「正弦」の意味

直角以外のある角が等しい直角三角形は相似です。ということは、「ある角」に対し、直角三角形の辺の比はその大きさに関わらず一定です。

3つの辺から2つを選ぶと、その比の値は直角三角形の大きさに関わらず一定の値になります。

3つのうち2つを選ぶ方法は3通り、比の値は分数で表すので、どちらを分子・分母とするかという順序まで考えると6通りあります。

そこで、それぞれの比の値に次のように名前をつけます。

読み方は、sin がサイン(sine)  , cos がコサイン(cosine) , tan がタンジェント(tangent) , csc がコセカント(cosecant) , sec がセカント(secant) , cot がコタンジェント(cotangent)です。このうち、高校の数学の教科書に載っているのはサイン、コサイン、タンジェントの3つです。セカント、コセカントはあまり登場の機会がありませんが、コタンジェントは物理でよく使います。

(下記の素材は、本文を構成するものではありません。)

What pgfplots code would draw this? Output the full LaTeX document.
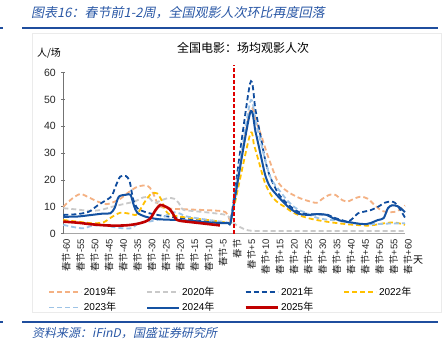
\documentclass[border=0pt]{standalone}
\usepackage{pgfplots}
\pgfplotsset{compat=1.18}
\usepackage{fontspec}
\setmainfont{Liberation Sans}
\newfontfamily\cjk{Noto Sans CJK SC}
\newfontfamily\cjkit{Noto Sans CJK SC}[FakeSlant=0.2]
\newcommand{\cj}[1]{{\cjk #1}}
\definecolor{hdrblue}{HTML}{2A58A6}
\definecolor{rule}{HTML}{1F4E9E}
\definecolor{c19}{HTML}{F4B183}
\definecolor{c20}{HTML}{C9C9C9}
\definecolor{c21}{HTML}{0F4C9E}
\definecolor{c22}{HTML}{FFC000}
\definecolor{c23}{HTML}{9DC3E6}
\definecolor{c24}{HTML}{1452A2}
\definecolor{c25}{HTML}{C00000}
\definecolor{vred}{HTML}{E00000}
\begin{document}
\begin{tikzpicture}
\useasboundingbox (0pt,0pt) rectangle (442pt,356pt);
\fill[white] (0pt,0pt) rectangle (442pt,356pt);
% header
\node[anchor=west, inner sep=0pt, text=hdrblue, font=\cjkit\fontsize{13}{13}\selectfont] at (31pt,343pt) {图表16：春节前1-2周，全国观影人次环比再度回落};
\draw[rule, line width=1.5pt] (22pt,328pt) -- (438pt,328pt);
\draw[rule, line width=1.5pt] (0pt,328pt) -- (3pt,328pt);
% chart area border
\draw[black!8, line width=0.6pt] (32pt,44pt) rectangle (441pt,323pt);
\begin{axis}[
  at={(234.15pt,122.3pt)}, anchor=origin,
  scale only axis, width=341.7pt, height=161pt,
  xmin=-60, xmax=60, ymin=0, ymax=60,
  clip=false,
  axis x line*=bottom, axis y line*=left,
  x axis line style={draw=black!35, line width=1.2pt},
  y axis line style={draw=black!55, line width=0.8pt},
  xtick={-60,-55,...,60},
  xticklabels={\cj{春节}-60,\cj{春节}-55,\cj{春节}-50,\cj{春节}-45,\cj{春节}-40,\cj{春节}-35,\cj{春节}-30,\cj{春节}-25,\cj{春节}-20,\cj{春节}-15,\cj{春节}-10,\cj{春节}-5,\cj{春节},\cj{春节}+5,\cj{春节}+10,\cj{春节}+15,\cj{春节}+20,\cj{春节}+25,\cj{春节}+30,\cj{春节}+35,\cj{春节}+40,\cj{春节}+45,\cj{春节}+50,\cj{春节}+55,\cj{春节}+60},
  x tick label style={rotate=90, anchor=east, font=\fontsize{9.5}{10}\selectfont, yshift=-3pt, text=black!85},
  x tick style={draw=none},
  ytick={0,10,...,60},
  y tick label style={font=\fontsize{10.5}{12}\selectfont, text=black!85, xshift=-2pt},
  y tick style={draw=black!55, line width=0.8pt},
  tick align=center, major tick length=4pt,
  /pgf/number format/assume math mode=true,
  legend columns=4,
  legend cell align=left,
  legend style={at={(axis description cs:-0.045,-0.318)}, anchor=north west, draw=none, fill=none, font=\fontsize{10}{12}\selectfont, inner sep=0pt, row sep=1.5pt, /tikz/every even column/.append style={column sep=28pt}},
  legend image code/.code={\draw[#1] (0pt,0pt) -- (32pt,0pt);},
  every axis plot/.append style={smooth, tension=0.45},
]
\addplot[c19, line width=1.8pt, dash pattern=on 5pt off 3pt] coordinates {
(-60,10)(-57,13)(-54,14.8)(-51,13.5)(-48,12)(-45,11)(-43,11.5)(-40,13)(-37,15.5)(-34,17.5)(-31,18)(-29.5,17)(-28,14)(-26.5,10.5)(-24,9.5)(-20,9.2)(-15,9)(-10,8.8)(-5,8.5)(-3,8)(-2,6.5)(-1.3,5)(0,12.7)
(5.6,46)(8,41)(9.7,36)(11.5,30)(13.2,25)(15,20)(16.7,17.5)(19,15.5)(22.5,13.5)(26,12.2)(29,11.5)(31,13)(33.5,14.5)(35.5,14.5)(38,12.5)(40,12)(42,13)(44.5,13.8)(47,13)(49.5,10.5)(52,8.5)(55,8)(57.5,8.5)(60,10.5)};
\addlegendentry{2019\cj{年}}
\addplot[c20, line width=1.8pt, dash pattern=on 5pt off 3pt] coordinates {
(-60,9.5)(-55,9)(-51,8.5)(-47,8.8)(-43,10)(-39,11)(-35,12)(-32,13.5)(-30,13.5)(-28,11.5)(-25.5,12.5)(-23,13.3)(-21,13)(-19.5,11.5)(-18,9)(-15,8.5)(-10,8)(-6,7.5)(-3,7)(-1,5.5)(0,3.8)(2,2.5)(4,1.5)(6,1.1)(10,1)(20,1)(30,1)(40,1)(50,1)(60,1)};
\addlegendentry{2020\cj{年}}
\addplot[c21, line width=1.8pt, dash pattern=on 5pt off 3pt] coordinates {
(-60,7)(-55,7.3)(-51,8.2)(-48,10.5)(-45,12.5)(-43,14)(-41.5,18)(-40,21.3)(-38,21.5)(-36.7,19.5)(-35.5,13)(-34,9.5)(-31,8)(-28,7.2)(-24,6.5)(-18,5.8)(-12,5.1)(-7,4.3)(-3,4)(-2,4)(-1.3,4)(0,13.8)
(5.6,56)(7.5,46)(9.7,34)(11,27)(12.6,21.3)(15.5,15)(19,10.8)(22.5,8.2)(26,7.3)(30,7.2)(33,7)(35,6)(38,5)(40,4.5)(42,6)(43.5,7.6)(46,8.3)(48,8.8)(50.5,10)(52.8,11.5)(55,12)(56.5,11.5)(58,9.5)(60,6)};
\addlegendentry{2021\cj{年}}
\addplot[c22, line width=1.8pt, dash pattern=on 5pt off 3pt] coordinates {
(-60,5.1)(-55,4.5)(-50,3.9)(-46,4.2)(-43,6.2)(-40,7.8)(-37,7.5)(-34.5,7)(-33,9)(-31,12.5)(-29,15)(-27,15)(-25.5,12.5)(-24,8.5)(-22.5,7)(-20,6.5)(-15,5.8)(-10,5.2)(-5,4.5)(-2,4)(-1.3,3.9)(0,10.1)
(5.6,37)(7,33)(8.5,27.5)(10.8,19)(13.2,14)(15.5,11.5)(17.8,10)(20,8.3)(22.5,7)(26,5.8)(29.5,5)(33,4.4)(36.5,3.9)(40,3.5)(43.5,3.2)(47,3)(50,3.4)(52.8,3.9)(56.3,4.2)(60,3.3)};
\addlegendentry{2022\cj{年}}
\addplot[c23, line width=1.8pt, dash pattern=on 5pt off 3pt] coordinates {
(-60,3.3)(-56.5,2.5)(-53,2)(-50,2.9)(-46,3.2)(-43,2.6)(-39,2)(-36,2.1)(-33.5,3.9)(-30,4.5)(-26.5,5.3)(-23.5,7)(-21.5,8)(-19,7.5)(-17,6.5)(-12,5.6)(-7,4.8)(-3,4.3)(-2,4.1)(-1.3,4)(0,12.5)
(5.6,49)(7.5,42)(9.7,32.5)(11.5,25)(13.2,20)(16.7,15)(19,12)(21.3,9.8)(23.6,8.4)(25,8)(27,6.8)(29.5,5.8)(33,5.2)(36,5)(40,4.2)(45,3.6)(50,3.6)(55,3.8)(60,3.9)};
\addlegendentry{2023\cj{年}}
\addplot[c24, line width=2pt] coordinates {
(-60,6.3)(-55,6.4)(-50,7)(-46,7.5)(-43.5,7.6)(-42,9.5)(-40.5,13.8)(-38,14.5)(-36.4,14.5)(-35.2,10.5)(-34,7.8)(-31,6.3)(-26.5,5.4)(-20,5.1)(-15,4.8)(-10,4.3)(-5,4)(-2,3.9)(-1.3,3.9)(0,11.6)
(5.6,45)(7.5,38)(9.7,27.5)(11,21.5)(12.6,17.5)(15.5,13.8)(19,10)(22.5,7.5)(26,7)(29.5,7.3)(32.5,7)(34.7,5.8)(38,4.7)(41,4.2)(44,3.7)(46.5,3.6)(48,4)(50.5,5.1)(52.5,5.8)(54,9.5)(55.5,10.6)(57.5,10.2)(59,9)(60,8)};
\addlegendentry{2024\cj{年}}
\addplot[c25, line width=2.6pt] coordinates {
(-60,4.5)(-55,4.1)(-50,3.5)(-45,3.1)(-41,3)(-37,3.2)(-33.5,3.8)(-31,4.6)(-29.4,5.7)(-27.6,8.8)(-26,10.7)(-24.5,10.3)(-22.8,9.3)(-21.5,7.5)(-20.5,5.5)(-19,4.8)(-15,4.3)(-10,3.7)(-5,3.1)};
\addlegendentry{2025\cj{年}}
\addplot[vred, line width=1.5pt, dash pattern=on 4pt off 2pt, sharp plot, forget plot] coordinates {(0,0) (0,63)};
\end{axis}
\node[font=\cjk\fontsize{12}{12}\selectfont] at (243pt,308pt) {全国电影：场均观影人次};
\node[font=\cjk\fontsize{10}{10}\selectfont] at (49pt,302.7pt) {人/场};
\node[font=\cjk\fontsize{10}{10}\selectfont] at (418pt,96pt) {天};
% footer
\draw[rule, line width=1.5pt] (22pt,34pt) -- (438pt,34pt);
\draw[rule, line width=1.5pt] (0pt,34pt) -- (3pt,34pt);
\node[anchor=west, inner sep=0pt, text=hdrblue, font=\cjkit\fontsize{12}{12}\selectfont] at (32pt,23pt) {资料来源：iFinD，国盛证券研究所};
\end{tikzpicture}
\end{document}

上の図は、教科書に準拠しています。ところが、ここで理解が妨げられそうなことがらがあります。上の図で「A」は頂点の名前ですか?それとも左下の角の大きさですか?

じつは、両方なのです。中学校では、角Aの大きさは「∠A」と書きました。点Aは「Aという名前の点」ですし、∠Aは「Aのところの角の大きさ」です。しかし、高校数学では、「∠」の記号をつかわなくなります。「A」は頂点の名前であると同時に角Aの大きさを表すのです。そのどちらであるかは、文脈で判断します。「AとBが等しい」ならば、角の大きさですし、「Aを通る」ならば点Aのことです。この使い分けができないと、理解が止まってしまいます。

ですから、三角比の意味・定義ということであれば、次の図の方がよいかもしれません。角θに対して決まる直角三角形で2つの辺の比の値として三角比を定義します。

さて、sine , cosine , tangent は、日本語では、正弦 , 余弦 ,  正接 といいます。円ではないのになぜ「弦」なのでしょうか。また、tangent はなぜ「弦」ではなく「接」なのでしょう。この言葉の意味について説明している教科書は残念ながらありません。Web上に、三角比の解説をしているページはたくさんありますが、Wikipedia以外にはほとんどありません。

ヴィクター・J・カッツの「数学の歴史」にsineの言葉の由来が載っています。(Wikipediaも同じ)「sine」は、サンスクリットの単語である「jyaardha」(はじめのaの上にはバーがある) の一連の誤訳であるとしているのです。まず、この短縮形もしくは同義語として「jiba」(実際は i の上は点ではなくーでaの上もー)が使われ、インドの著作がアラビア語に翻訳されたとき「jiba」に音訳され、それが、「胸」を意味する「jaib」と解釈され、さらに12世紀にアラビアの三角法の著作がラテン語に翻訳されたとき「胸」を意味する「sinus」となり、英語の「sine」になった、というのです。では、英語の「sine」に「胸」という意味があるかというと、実はありません。(英和辞典をひいてみよう)

では、日本語の「正弦」は? 英語の「sine」を訳したとなるとまったく意味不明ですね。教科書の説明を見ても、直角三角形のどこに”弦”があるのだろう・・・。実は、この”弦”こそ、おおもとの意味なのです。”弦”とは、図のように、円周上の2点を結んだ線分。中心角θに対する弦の長さを計算したのが元なのです。

さて、扇型の弦の長さですが、中心から垂線を引けば、2つの直角三角形ができます。そこで、今では直角三角形の辺の比  AB/OA

で「正弦」を定義しているのです。

次に、「cosine」の「co」は接頭辞で、「共に」というような意味ですが、数学では「余」または「補」と訳しています。90°から引いた角を「余角」といいます。直角三角形でいえば、ある角θに対し、直角でない方のもう一方の角αです。

αから見れば「弦」はACですからθのcosineは、余角に対する弦ということになります。それで「余弦」。

最後に「tangent」。tangentは、実は「接線」なのです。(英和辞典を引いてみよう)

「弦」ではなく、「接線」を引いたときに中心角に対する接線の長さなのです。そこで、日本語では正接というわけですね。ちなみに、cotangentは「余接」といいます。